Terceiro dia: Cartaxo-Póvoa de Santarém. São 23 km. A noite foi recuperadora. Nos primeiros quilómetros os pés quase não me doem. Saída de manhã cedo, começo a passo largo que, à chegada de Santarém, vai mais vagaroso. Chegada ao destino pelas 14h. Almoço e descanso toda a tarde. As malas, nestes dias, ficam entregues a uma amiga que vai fazer este especial favor até Fátima.
 



 
Quarto dia: Póvoa de Santarém-Alcanena. 22 Km. O dia é muito semelhante ao anterior. Encontro mais peregrinos a pé. E vou andando a passo largo, enquanto os pés não se queixam. Passo em Pernes e subo para depois descer para Alcanena. Esta última parte parece uma eternidade. Mal chegados à Vila, paragem para almoçar e tarde de descanso. No final do dia Missa na paróquia. O padre distrai-se com o Ano da fé e com os cinquenta anos do Concílio. Missa de 50 minutos... Jantar e descanso.
 
 
Último dia: Alcanena-Fátima. São 22 Km. Quando saio já há vários grupos a caminho. Bonita sensação de encontro e caminhada para um lugar comum. Apetece-me cantar o Salmo 121: Iremos com alegria para a casa do Senhor. As bolhas, quase miraculosamente, deixam de se fazer sentir tão fortemente, o que faz com que consiga fazer todo o caminho durante a manhã. À medida que ultrapassamos os grupos, vamos dizendo bom dia, está quase, boa chegada. Ao meio dia entro em Fátima.

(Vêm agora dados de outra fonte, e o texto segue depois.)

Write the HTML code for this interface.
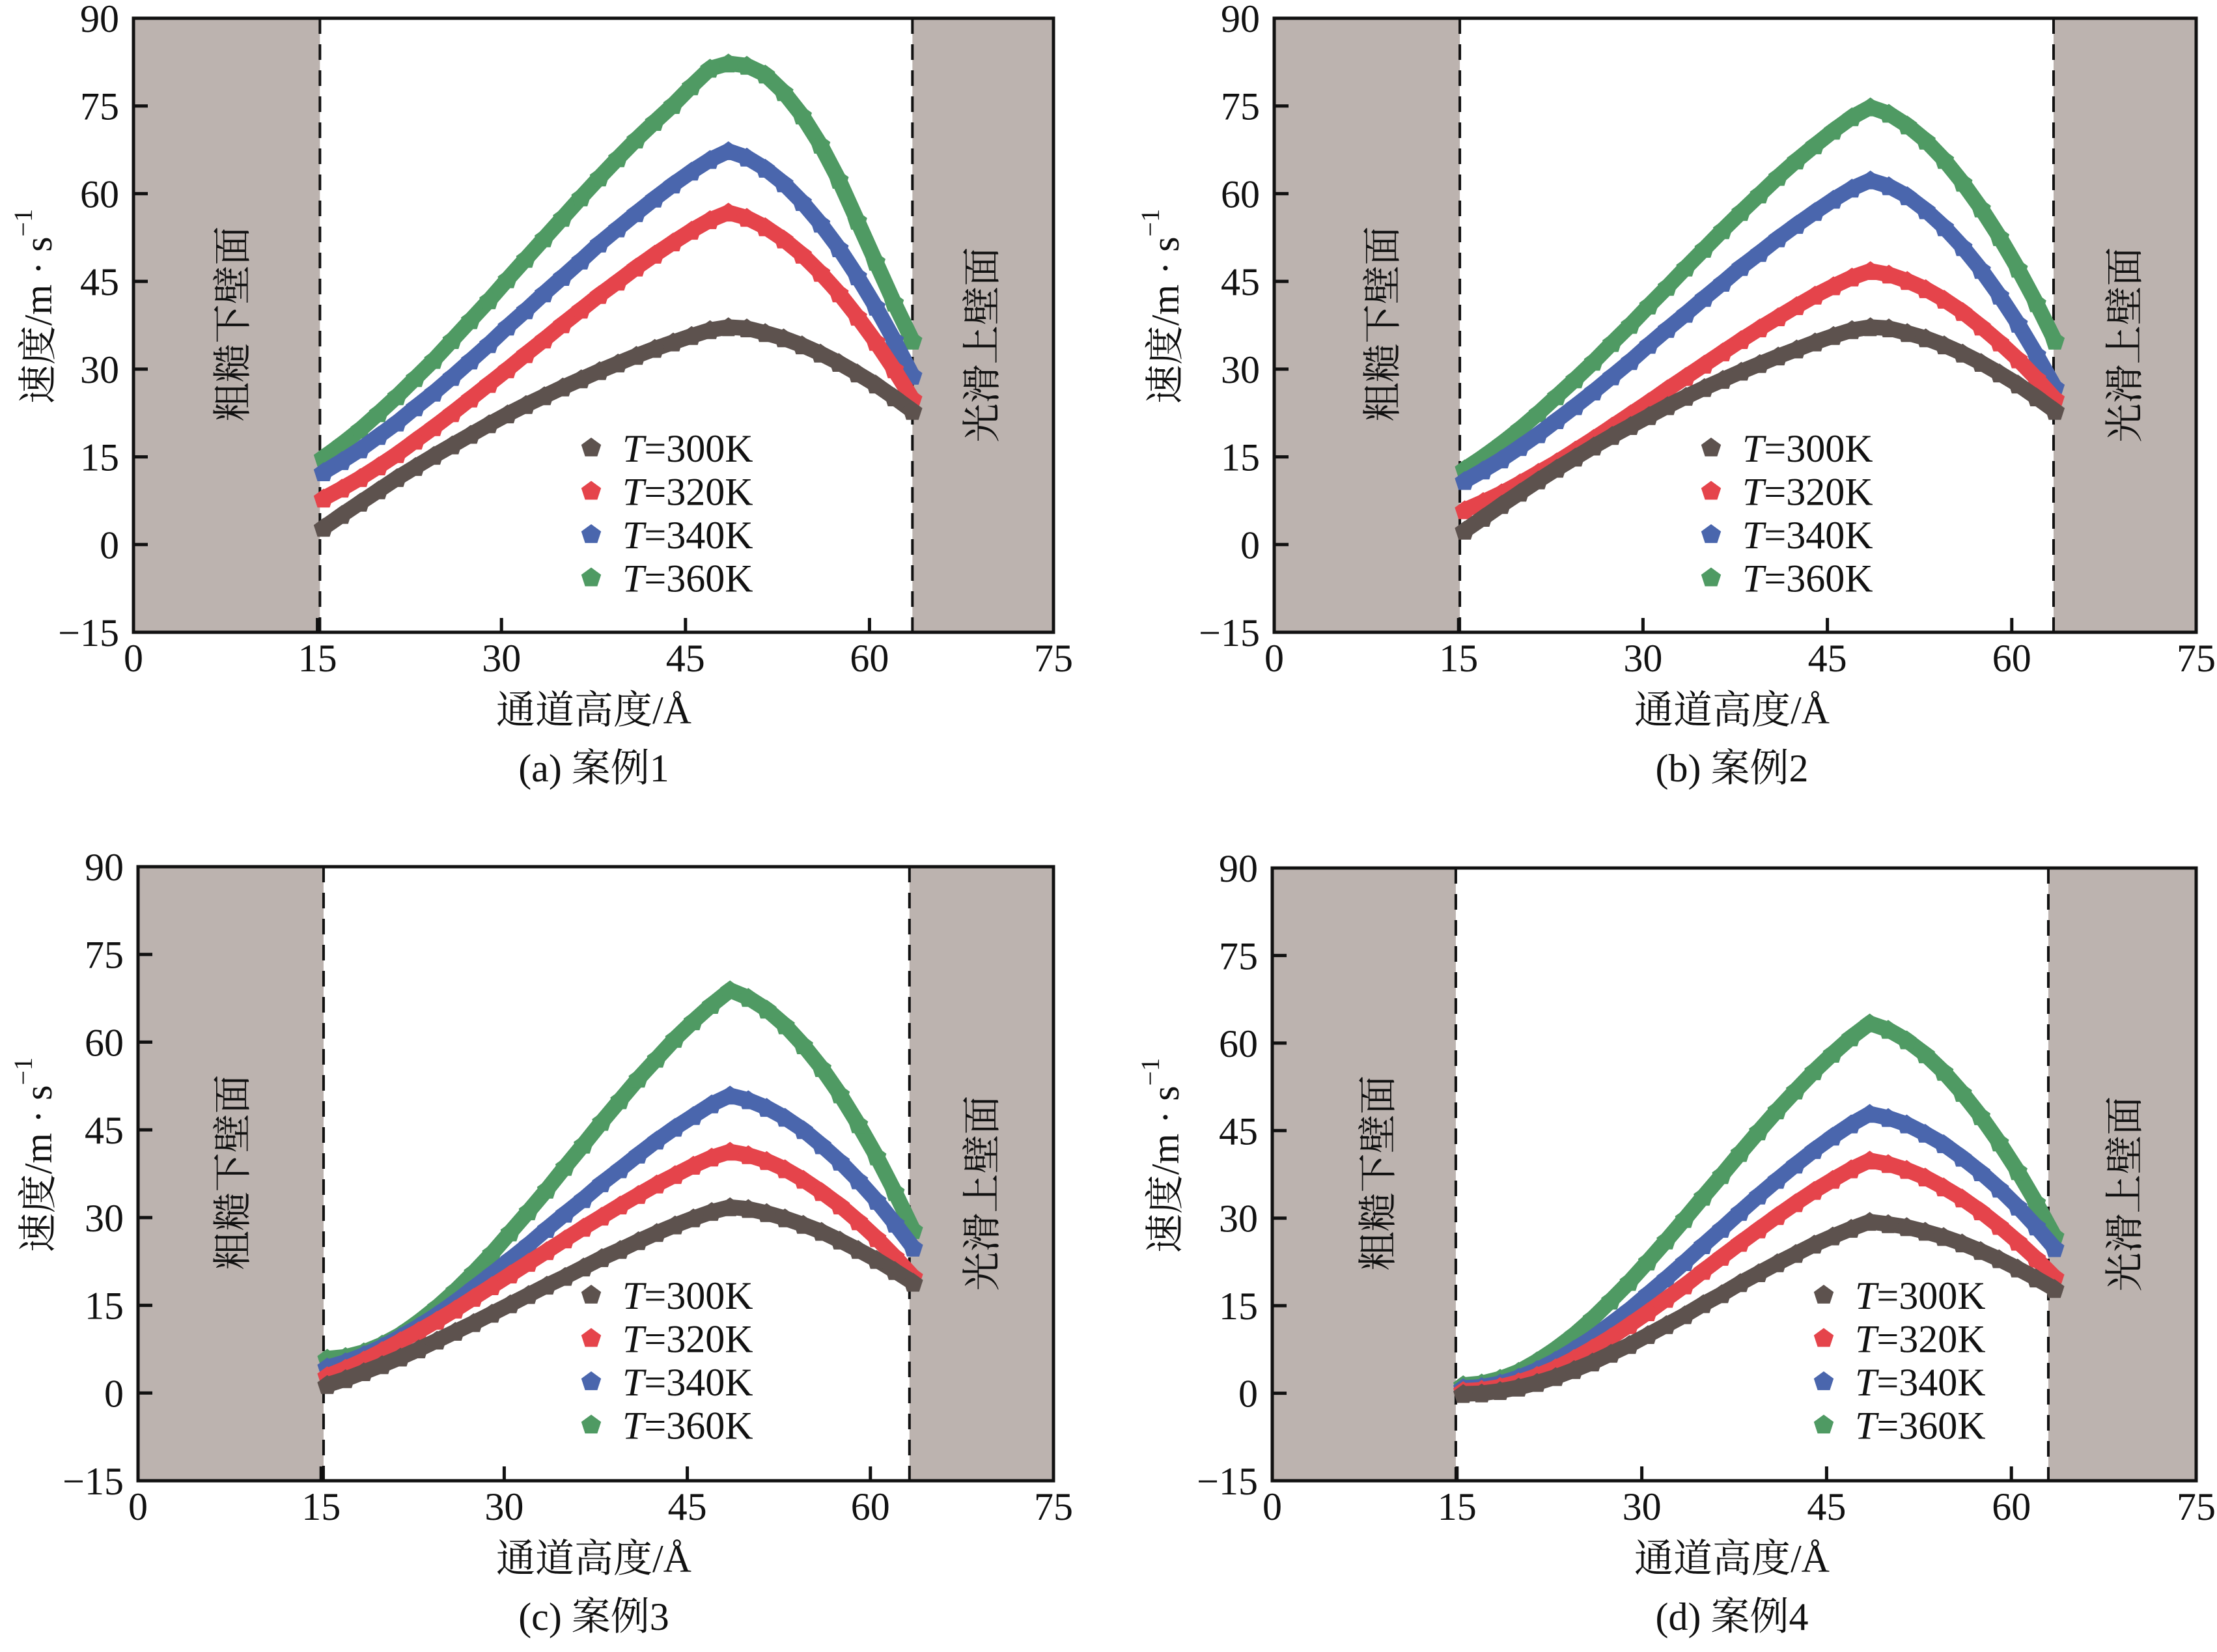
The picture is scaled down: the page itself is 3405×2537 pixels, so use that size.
<!DOCTYPE html>
<html><head><meta charset="utf-8"><style>
html,body{margin:0;padding:0;background:#fff;}
svg{display:block;}
text{font-family:"Liberation Serif","Noto Serif CJK SC",serif;fill:#111;}
</style></head><body>
<svg id="chart" width="3405" height="2537" viewBox="0 0 3405 2537" xmlns="http://www.w3.org/2000/svg"></svg>
<script>
const xs=[15.5,17,18.5,20,21.5,23,24.5,26,27.5,29,30.5,32,33.5,35,36.5,38,39.5,41,42.5,44,45.5,47,48.5,50,51.5,53,54.5,56,57.5,59,60.5,62,63.5];
const a300=[3.0,5.2,7.3,9.4,11.5,13.4,15.3,17.1,18.9,20.7,22.4,24.0,25.5,27.0,28.4,29.8,31.1,32.4,33.6,34.7,35.8,36.8,37.3,37.1,36.3,35.4,34.2,32.8,31.2,29.4,27.5,25.3,23.0];
const a320=[8,9.7,11.5,13.5,15.6,17.9,20.2,22.6,25.1,27.6,30.1,32.7,35.2,37.8,40.3,42.8,45.1,47.5,49.7,51.8,53.8,55.6,56.9,56.0,54.4,52.3,49.7,46.6,43.1,39.1,34.8,30.1,25];
const a340=[12.5,14.4,16.4,18.7,21.0,23.6,26.1,28.8,31.6,34.4,37.4,40.2,43.1,45.9,48.7,51.6,54.2,56.8,59.3,61.7,63.9,65.9,67.4,66.3,64.4,61.9,58.7,55.0,50.8,46.0,40.8,35.1,29];
const a360=[15,17.3,19.8,22.6,25.5,28.6,31.7,35.1,38.5,41.9,45.5,49.0,52.5,56.0,59.5,62.9,66.2,69.4,72.4,75.3,78.5,81.5,82.4,82.0,80.5,77.5,73.5,68.5,62.5,55.5,48.5,41.5,35.0];
const b300=[2.5,4.7,6.9,9.0,11.1,13.1,15.0,16.9,18.7,20.4,22.1,23.8,25.4,26.9,28.3,29.7,31.0,32.3,33.5,34.7,35.8,36.8,37.3,37.1,36.3,35.4,34.2,32.8,31.2,29.4,27.5,25.3,23.0];
const b320=[6,7.4,8.9,10.6,12.4,14.2,16.2,18.2,20.3,22.4,24.5,26.7,28.8,30.9,33.0,35.1,37.1,39.0,40.9,42.7,44.3,45.8,46.9,46.3,45.2,43.8,42.0,39.9,37.4,34.7,31.8,28.5,25];
const b340=[11,12.8,14.7,16.8,19.0,21.4,23.8,26.3,28.9,31.5,34.3,37.0,39.6,42.3,44.9,47.6,50.0,52.5,54.8,57.0,59.1,61.0,62.4,61.4,59.7,57.3,54.4,51.0,47.1,42.7,37.9,32.6,27];
const b360=[13,15.1,17.4,19.9,22.6,25.5,28.4,31.4,34.6,37.7,41.0,44.2,47.5,50.7,53.9,57.0,60.0,63.0,65.8,68.4,70.9,73.2,74.9,73.8,71.8,69.2,65.9,62.0,57.6,52.7,47.3,41.4,35];
const c300=[1.5,2.5,3.7,4.9,6.2,7.6,9.1,10.6,12.1,13.7,15.3,16.9,18.5,20.0,21.6,23.2,24.6,26.1,27.5,28.8,30.0,31.1,31.9,31.6,30.9,30.0,28.9,27.7,26.2,24.6,22.9,21.0,19];
const c320=[3,4.3,5.7,7.3,9.0,10.7,12.5,14.4,16.4,18.4,20.4,22.4,24.4,26.4,28.4,30.3,32.2,34.0,35.8,37.4,39.0,40.4,41.4,40.8,39.8,38.4,36.6,34.5,32.2,29.5,26.6,23.4,20];
const c340=[4.5,5.4,6.6,8.0,9.7,11.5,13.5,15.7,18.1,20.5,23.0,25.5,28.2,30.8,33.3,36.0,38.4,40.9,43.3,45.5,47.5,49.5,51.0,50.2,48.9,47.2,45.1,42.5,39.7,36.5,33.0,29.1,25];
const c360=[6,6.3,7.1,8.4,10.1,12.3,14.8,17.6,20.7,24.0,27.6,31.2,34.9,38.8,42.6,46.5,50.2,53.9,57.3,60.7,63.7,66.5,69,67.7,65.7,63.0,59.6,55.7,51.2,46.1,40.6,34.5,28];
const d300=[0,0.1,0.5,1.1,1.9,2.9,4.1,5.4,6.9,8.4,10.1,11.8,13.5,15.4,17.1,19.0,20.7,22.4,24.0,25.6,27.0,28.3,29.5,29.1,28.6,27.8,26.9,25.8,24.5,23.1,21.5,19.8,18];
const d320=[0.5,0.7,1.2,2.0,3.1,4.4,6.0,7.8,9.7,11.8,14.0,16.3,18.6,21.1,23.5,25.9,28.2,30.5,32.7,34.8,36.7,38.5,40,39.4,38.4,37.1,35.4,33.5,31.3,28.8,26.1,23.2,20];
const d340=[1,1.2,1.8,2.8,4.1,5.7,7.6,9.6,12.0,14.4,17.1,19.8,22.6,25.5,28.3,31.2,34.0,36.7,39.3,41.8,44.1,46.2,48,47.3,46.2,44.6,42.8,40.5,38.0,35.2,32.1,28.7,25];
const d360=[1.5,1.8,2.6,3.8,5.6,7.7,10.1,12.9,16.0,19.2,22.7,26.3,30.0,33.8,37.5,41.3,45.0,48.6,52.0,55.3,58.3,61.1,63.5,62.4,60.6,58.2,55.2,51.6,47.6,43.1,38.2,32.8,27];
const seriesLabels=["300K","320K","340K","360K"];
const seriesColors=["#5d524e","#e5444b","#4a66ad","#4f9a63"];
const xTicks=[0,15,30,45,60,75];
const yTicks=[-15,0,15,30,45,60,75,90];
const wallsA=[15.2,63.5], wallsB=[15.1,63.4], wallsC=[15.2,63.2], wallsD=[14.9,63.0];

const NS="http://www.w3.org/2000/svg";
const svg=document.getElementById('chart');
function el(tag,attrs,parent,txt){const e=document.createElementNS(NS,tag);for(const k in attrs)e.setAttribute(k,attrs[k]);if(txt!==undefined)e.textContent=txt;(parent||svg).appendChild(e);return e;}

const panels=[
 {id:'a',L:205,R:1618,T:28,B:971,walls:wallsA,data:[a300,a320,a340,a360],leg:[908,688],ylab:59,lw:358,rw:1509,cx:912,cap:'(a) 案例1'},
 {id:'b',L:1957,R:3373,T:28,B:971,walls:wallsB,data:[b300,b320,b340,b360],leg:[2628,688],ylab:1790,lw:2124,rw:3264,cx:2660,cap:'(b) 案例2'},
 {id:'c',L:212,R:1618,T:1331,B:2274,walls:wallsC,data:[c300,c320,c340,c360],leg:[908,1989],ylab:59,lw:358,rw:1509,cx:912,cap:'(c) 案例3'},
 {id:'d',L:1954,R:3373,T:1333,B:2274,walls:wallsD,data:[d300,d320,d340,d360],leg:[2801,1989],ylab:1790,lw:2117,rw:3264,cx:2660,cap:'(d) 案例4'}
];
function pent(g,cx,cy,r,color){
  let pts=[];for(let k=0;k<5;k++){const a=-Math.PI/2+k*2*Math.PI/5;pts.push((cx+r*Math.cos(a)).toFixed(1)+','+(cy+r*Math.sin(a)+2).toFixed(1));}
  return el('polygon',{points:pts.join(' '),fill:color},g);
}
panels.forEach(p=>{
  const g=el('g',{});
  
  
  const sx=v=>p.L+(v-0)/(75-0)*(p.R-p.L);
  const sy=v=>p.B-(v-(-15))/(90-(-15))*(p.B-p.T);
  const lw=el('rect',{x:p.L,y:p.T,width:sx(p.walls[0])-p.L,height:p.B-p.T,fill:'#bcb3af'},g);
  
  
  const rw=el('rect',{x:sx(p.walls[1]),y:p.T,width:p.R-sx(p.walls[1]),height:p.B-p.T,fill:'#bcb3af'},g);
  
  
  p.walls.forEach((w,i)=>{
    const dl=el('line',{x1:sx(w),x2:sx(w),y1:p.T,y2:p.B,stroke:'#111','stroke-width':4,'stroke-dasharray':'24,16'},g);
    
    
  });
  const t1=el('text',{x:0,y:0,'font-size':60,'text-anchor':'middle','dominant-baseline':'central',transform:`translate(${p.lw},${(p.T+p.B)/2-2}) rotate(-90)`},g,'粗糙下壁面');
  
  
  const t2=el('text',{x:0,y:0,'font-size':60,'text-anchor':'middle','dominant-baseline':'central',transform:`translate(${p.rw},${(p.T+p.B)/2+30}) rotate(-90)`},g,'光滑上壁面');
  
  
  const fr=el('rect',{x:p.L,y:p.T,width:p.R-p.L,height:p.B-p.T,fill:'none',stroke:'#111','stroke-width':5},g);
  
  
  xTicks.forEach(v=>{
    if(v>0&&v<75){el('line',{x1:sx(v),x2:sx(v),y1:p.B,y2:p.B-22,stroke:'#111','stroke-width':5},g);}
    const t=el('text',{x:sx(v),y:p.B+60,'font-size':60,'text-anchor':'middle'},g,String(v));
    
    
  });
  yTicks.forEach(v=>{
    if(v>-15&&v<90){el('line',{x1:p.L,x2:p.L+22,y1:sy(v),y2:sy(v),stroke:'#111','stroke-width':5},g);}
    const t=el('text',{x:p.L-22,y:sy(v)+21,'font-size':60,'text-anchor':'end'},g,v<0?'\u2212'+(-v):String(v));
    
    
  });
  for(let s=p.data.length-1;s>=0;s--){
    const sg=el('g',{},g);
    
    
    const pts=p.data[s].map((v,i)=>sx(xs[i]).toFixed(1)+','+(sy(v)+1).toFixed(1)).join(' ');
    const band=el('polyline',{points:pts,fill:'none',stroke:seriesColors[s],'stroke-width':24,'stroke-linejoin':'round','stroke-linecap':'round'},sg);
    
    
    p.data[s].forEach((v,i)=>{
      const m=pent(sg,sx(xs[i]),sy(v),16,seriesColors[s]);
      
      
    });
  }
  seriesLabels.forEach((lab,s)=>{
    const y=p.leg[1]+s*66.5;
    const lg=el('g',{},g);
    
    
    pent(lg,p.leg[0],y-2,16,seriesColors[s]);
    const t=el('text',{x:p.leg[0]+48,y:y+21,'font-size':60},lg);
    el('tspan',{'font-style':'italic'},t,'T');
    el('tspan',{},t,'='+lab);
  });
  const yt=el('text',{x:0,y:0,'font-size':60,'text-anchor':'middle','dominant-baseline':'central',transform:`translate(${p.ylab},${(p.T+p.B)/2-29}) rotate(-90)`},g);
  
  
  el('tspan',{},yt,'速度/m · s');
  el('tspan',{'font-size':40,dy:-24},yt,'\u22121');
  const xt=el('text',{x:p.cx,y:p.B+140,'font-size':60,'text-anchor':'middle'},g,'通道高度/Å');
  
  
  const cp=el('text',{x:p.cx,y:p.B+229,'font-size':60,'text-anchor':'middle'},g,p.cap);
  
  
});
</script>
</body></html>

De Fátima ao Santuário ainda dois km. A chegada, mesmo não sendo chorada é emocionante. Missão cumprida. Já nada dói. Rezar por aqueles que trazemos nas nossas intenções e dar graças a Deus. Almoço, descanso e integração nas cerimónias do Santuário.
 
 
2. Seria injusto não falar aqui dos "Anjos da Guarda". Aqueles que nos dão uma palavra de alento, que levam as mochilas, que nos perguntam se queremos água, os que nos seus carros nos apitam e levantam o braço, os que vão ao nosso lado a cantar e a rezar para que não pensemos nas penas do caminho mas sim nas alegrias da vida.
 
3. Os peregrinos a pé. Deve haver um grande respeito pelos que vão a pé a Fátima. "Nossa Senhora não quer isso". É verdade. Mas não se faz porque Nossa Senhora quer mas porque eu quero. "Nossa Senhora não conta os passos", disse-me uma senhora que apoiava um grupo de peregrinos. Um grande silêncio, um grande respeito por quem vai a pé a Fátima. Não criticar e não julgar. Tenho pena que o Santuário de Fátima não acolha melhor quem vem a pé e não lhes dê o destaque que mereceriam. O acolhimento resume-se ao Santuário. Podia-se fazer tanto bem entre Minde e Fátima a quem vai mais desanimado...
 
4. Ontem regressei de carro. Os que fomos a pé resolvemos fazer o mesmo caminho. Se for a pé e regressar de carro faça o mesmo. E, se encontrar peregrinos a pé, apite-lhes e faça-lhes um gesto de comunhão e união.